>> start
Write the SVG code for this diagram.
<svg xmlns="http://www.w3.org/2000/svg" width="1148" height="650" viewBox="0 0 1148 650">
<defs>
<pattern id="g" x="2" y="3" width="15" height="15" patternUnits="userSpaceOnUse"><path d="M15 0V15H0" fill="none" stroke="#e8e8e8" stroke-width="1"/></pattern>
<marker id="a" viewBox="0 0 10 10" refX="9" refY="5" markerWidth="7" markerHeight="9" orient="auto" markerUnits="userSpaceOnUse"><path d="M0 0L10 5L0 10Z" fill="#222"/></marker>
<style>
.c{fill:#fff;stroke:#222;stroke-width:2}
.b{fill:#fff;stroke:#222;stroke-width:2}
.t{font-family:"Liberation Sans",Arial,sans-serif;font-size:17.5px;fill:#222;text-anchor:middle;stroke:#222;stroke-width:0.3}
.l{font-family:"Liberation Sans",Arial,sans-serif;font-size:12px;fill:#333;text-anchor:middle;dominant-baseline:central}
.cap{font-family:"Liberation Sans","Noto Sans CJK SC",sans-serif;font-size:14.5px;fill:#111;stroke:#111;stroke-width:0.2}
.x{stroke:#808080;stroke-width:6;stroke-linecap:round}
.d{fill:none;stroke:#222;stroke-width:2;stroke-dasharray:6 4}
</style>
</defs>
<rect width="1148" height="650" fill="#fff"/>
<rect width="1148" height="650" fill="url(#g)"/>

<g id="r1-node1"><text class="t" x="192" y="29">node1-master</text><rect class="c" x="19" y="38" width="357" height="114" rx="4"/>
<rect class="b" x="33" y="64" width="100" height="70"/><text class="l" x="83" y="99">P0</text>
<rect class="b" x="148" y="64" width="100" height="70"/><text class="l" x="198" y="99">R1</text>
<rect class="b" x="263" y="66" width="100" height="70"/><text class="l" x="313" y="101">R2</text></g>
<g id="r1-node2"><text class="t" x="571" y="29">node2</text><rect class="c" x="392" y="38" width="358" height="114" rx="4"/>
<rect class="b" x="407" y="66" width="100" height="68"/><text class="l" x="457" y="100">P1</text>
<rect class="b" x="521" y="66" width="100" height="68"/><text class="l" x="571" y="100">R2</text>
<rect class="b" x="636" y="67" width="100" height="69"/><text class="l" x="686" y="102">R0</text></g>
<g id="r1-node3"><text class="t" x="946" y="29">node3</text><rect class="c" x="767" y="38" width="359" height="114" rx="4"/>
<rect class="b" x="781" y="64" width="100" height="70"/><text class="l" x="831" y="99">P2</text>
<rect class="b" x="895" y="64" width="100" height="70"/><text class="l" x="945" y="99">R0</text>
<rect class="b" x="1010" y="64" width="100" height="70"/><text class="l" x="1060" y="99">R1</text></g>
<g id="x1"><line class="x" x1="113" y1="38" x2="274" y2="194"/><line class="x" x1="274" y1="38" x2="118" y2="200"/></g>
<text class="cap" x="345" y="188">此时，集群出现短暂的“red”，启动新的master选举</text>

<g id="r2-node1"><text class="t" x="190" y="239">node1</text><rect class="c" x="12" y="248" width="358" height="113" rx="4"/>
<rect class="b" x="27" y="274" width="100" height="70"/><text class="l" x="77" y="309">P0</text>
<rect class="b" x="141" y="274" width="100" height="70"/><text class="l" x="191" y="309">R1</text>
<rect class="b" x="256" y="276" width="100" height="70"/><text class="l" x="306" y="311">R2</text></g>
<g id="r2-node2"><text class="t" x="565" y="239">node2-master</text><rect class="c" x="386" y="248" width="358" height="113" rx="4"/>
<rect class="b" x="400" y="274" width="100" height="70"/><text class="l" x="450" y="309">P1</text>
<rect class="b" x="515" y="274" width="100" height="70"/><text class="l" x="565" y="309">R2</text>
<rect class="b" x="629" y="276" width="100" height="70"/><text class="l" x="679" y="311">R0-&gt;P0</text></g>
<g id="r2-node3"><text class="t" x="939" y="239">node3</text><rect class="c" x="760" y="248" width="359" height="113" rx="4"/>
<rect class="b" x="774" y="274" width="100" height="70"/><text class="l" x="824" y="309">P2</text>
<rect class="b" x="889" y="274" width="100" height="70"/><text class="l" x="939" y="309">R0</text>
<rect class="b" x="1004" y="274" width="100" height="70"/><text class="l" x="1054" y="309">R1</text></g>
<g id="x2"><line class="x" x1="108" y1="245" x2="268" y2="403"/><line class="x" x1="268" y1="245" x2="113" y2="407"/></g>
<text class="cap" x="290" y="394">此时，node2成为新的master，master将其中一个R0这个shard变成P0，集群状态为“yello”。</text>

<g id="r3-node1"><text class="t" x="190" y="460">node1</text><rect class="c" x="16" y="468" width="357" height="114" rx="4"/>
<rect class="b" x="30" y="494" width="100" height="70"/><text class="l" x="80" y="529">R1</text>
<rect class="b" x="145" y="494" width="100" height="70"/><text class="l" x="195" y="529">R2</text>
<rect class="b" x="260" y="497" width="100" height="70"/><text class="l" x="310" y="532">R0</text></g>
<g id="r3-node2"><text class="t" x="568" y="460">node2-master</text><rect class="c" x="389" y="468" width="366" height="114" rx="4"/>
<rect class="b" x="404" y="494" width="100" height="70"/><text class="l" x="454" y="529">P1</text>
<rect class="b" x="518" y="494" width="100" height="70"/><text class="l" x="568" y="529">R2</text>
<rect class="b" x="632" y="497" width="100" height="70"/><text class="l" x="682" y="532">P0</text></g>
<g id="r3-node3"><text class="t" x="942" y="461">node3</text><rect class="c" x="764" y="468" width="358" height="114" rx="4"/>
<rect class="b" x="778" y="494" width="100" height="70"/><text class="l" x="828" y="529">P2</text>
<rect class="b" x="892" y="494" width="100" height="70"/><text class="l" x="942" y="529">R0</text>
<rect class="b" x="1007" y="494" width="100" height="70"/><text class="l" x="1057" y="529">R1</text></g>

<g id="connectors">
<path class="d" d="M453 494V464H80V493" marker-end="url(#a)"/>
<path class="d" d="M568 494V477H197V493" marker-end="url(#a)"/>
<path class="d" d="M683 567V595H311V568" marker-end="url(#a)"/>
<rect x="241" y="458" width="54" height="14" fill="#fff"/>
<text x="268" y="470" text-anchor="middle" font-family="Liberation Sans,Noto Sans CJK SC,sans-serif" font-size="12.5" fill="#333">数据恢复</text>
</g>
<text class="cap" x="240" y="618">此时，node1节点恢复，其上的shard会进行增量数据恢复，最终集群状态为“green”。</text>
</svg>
>> end
**WRITTEN INSTRUCTION**
Give the listing above again, word for word.

**WRITTEN ANSWER**
Write the SVG code for this diagram.
<svg xmlns="http://www.w3.org/2000/svg" width="1148" height="650" viewBox="0 0 1148 650">
<defs>
<pattern id="g" x="2" y="3" width="15" height="15" patternUnits="userSpaceOnUse"><path d="M15 0V15H0" fill="none" stroke="#e8e8e8" stroke-width="1"/></pattern>
<marker id="a" viewBox="0 0 10 10" refX="9" refY="5" markerWidth="7" markerHeight="9" orient="auto" markerUnits="userSpaceOnUse"><path d="M0 0L10 5L0 10Z" fill="#222"/></marker>
<style>
.c{fill:#fff;stroke:#222;stroke-width:2}
.b{fill:#fff;stroke:#222;stroke-width:2}
.t{font-family:"Liberation Sans",Arial,sans-serif;font-size:17.5px;fill:#222;text-anchor:middle;stroke:#222;stroke-width:0.3}
.l{font-family:"Liberation Sans",Arial,sans-serif;font-size:12px;fill:#333;text-anchor:middle;dominant-baseline:central}
.cap{font-family:"Liberation Sans","Noto Sans CJK SC",sans-serif;font-size:14.5px;fill:#111;stroke:#111;stroke-width:0.2}
.x{stroke:#808080;stroke-width:6;stroke-linecap:round}
.d{fill:none;stroke:#222;stroke-width:2;stroke-dasharray:6 4}
</style>
</defs>
<rect width="1148" height="650" fill="#fff"/>
<rect width="1148" height="650" fill="url(#g)"/>

<g id="r1-node1"><text class="t" x="192" y="29">node1-master</text><rect class="c" x="19" y="38" width="357" height="114" rx="4"/>
<rect class="b" x="33" y="64" width="100" height="70"/><text class="l" x="83" y="99">P0</text>
<rect class="b" x="148" y="64" width="100" height="70"/><text class="l" x="198" y="99">R1</text>
<rect class="b" x="263" y="66" width="100" height="70"/><text class="l" x="313" y="101">R2</text></g>
<g id="r1-node2"><text class="t" x="571" y="29">node2</text><rect class="c" x="392" y="38" width="358" height="114" rx="4"/>
<rect class="b" x="407" y="66" width="100" height="68"/><text class="l" x="457" y="100">P1</text>
<rect class="b" x="521" y="66" width="100" height="68"/><text class="l" x="571" y="100">R2</text>
<rect class="b" x="636" y="67" width="100" height="69"/><text class="l" x="686" y="102">R0</text></g>
<g id="r1-node3"><text class="t" x="946" y="29">node3</text><rect class="c" x="767" y="38" width="359" height="114" rx="4"/>
<rect class="b" x="781" y="64" width="100" height="70"/><text class="l" x="831" y="99">P2</text>
<rect class="b" x="895" y="64" width="100" height="70"/><text class="l" x="945" y="99">R0</text>
<rect class="b" x="1010" y="64" width="100" height="70"/><text class="l" x="1060" y="99">R1</text></g>
<g id="x1"><line class="x" x1="113" y1="38" x2="274" y2="194"/><line class="x" x1="274" y1="38" x2="118" y2="200"/></g>
<text class="cap" x="345" y="188">此时，集群出现短暂的“red”，启动新的master选举</text>

<g id="r2-node1"><text class="t" x="190" y="239">node1</text><rect class="c" x="12" y="248" width="358" height="113" rx="4"/>
<rect class="b" x="27" y="274" width="100" height="70"/><text class="l" x="77" y="309">P0</text>
<rect class="b" x="141" y="274" width="100" height="70"/><text class="l" x="191" y="309">R1</text>
<rect class="b" x="256" y="276" width="100" height="70"/><text class="l" x="306" y="311">R2</text></g>
<g id="r2-node2"><text class="t" x="565" y="239">node2-master</text><rect class="c" x="386" y="248" width="358" height="113" rx="4"/>
<rect class="b" x="400" y="274" width="100" height="70"/><text class="l" x="450" y="309">P1</text>
<rect class="b" x="515" y="274" width="100" height="70"/><text class="l" x="565" y="309">R2</text>
<rect class="b" x="629" y="276" width="100" height="70"/><text class="l" x="679" y="311">R0-&gt;P0</text></g>
<g id="r2-node3"><text class="t" x="939" y="239">node3</text><rect class="c" x="760" y="248" width="359" height="113" rx="4"/>
<rect class="b" x="774" y="274" width="100" height="70"/><text class="l" x="824" y="309">P2</text>
<rect class="b" x="889" y="274" width="100" height="70"/><text class="l" x="939" y="309">R0</text>
<rect class="b" x="1004" y="274" width="100" height="70"/><text class="l" x="1054" y="309">R1</text></g>
<g id="x2"><line class="x" x1="108" y1="245" x2="268" y2="403"/><line class="x" x1="268" y1="245" x2="113" y2="407"/></g>
<text class="cap" x="290" y="394">此时，node2成为新的master，master将其中一个R0这个shard变成P0，集群状态为“yello”。</text>

<g id="r3-node1"><text class="t" x="190" y="460">node1</text><rect class="c" x="16" y="468" width="357" height="114" rx="4"/>
<rect class="b" x="30" y="494" width="100" height="70"/><text class="l" x="80" y="529">R1</text>
<rect class="b" x="145" y="494" width="100" height="70"/><text class="l" x="195" y="529">R2</text>
<rect class="b" x="260" y="497" width="100" height="70"/><text class="l" x="310" y="532">R0</text></g>
<g id="r3-node2"><text class="t" x="568" y="460">node2-master</text><rect class="c" x="389" y="468" width="366" height="114" rx="4"/>
<rect class="b" x="404" y="494" width="100" height="70"/><text class="l" x="454" y="529">P1</text>
<rect class="b" x="518" y="494" width="100" height="70"/><text class="l" x="568" y="529">R2</text>
<rect class="b" x="632" y="497" width="100" height="70"/><text class="l" x="682" y="532">P0</text></g>
<g id="r3-node3"><text class="t" x="942" y="461">node3</text><rect class="c" x="764" y="468" width="358" height="114" rx="4"/>
<rect class="b" x="778" y="494" width="100" height="70"/><text class="l" x="828" y="529">P2</text>
<rect class="b" x="892" y="494" width="100" height="70"/><text class="l" x="942" y="529">R0</text>
<rect class="b" x="1007" y="494" width="100" height="70"/><text class="l" x="1057" y="529">R1</text></g>

<g id="connectors">
<path class="d" d="M453 494V464H80V493" marker-end="url(#a)"/>
<path class="d" d="M568 494V477H197V493" marker-end="url(#a)"/>
<path class="d" d="M683 567V595H311V568" marker-end="url(#a)"/>
<rect x="241" y="458" width="54" height="14" fill="#fff"/>
<text x="268" y="470" text-anchor="middle" font-family="Liberation Sans,Noto Sans CJK SC,sans-serif" font-size="12.5" fill="#333">数据恢复</text>
</g>
<text class="cap" x="240" y="618">此时，node1节点恢复，其上的shard会进行增量数据恢复，最终集群状态为“green”。</text>
</svg>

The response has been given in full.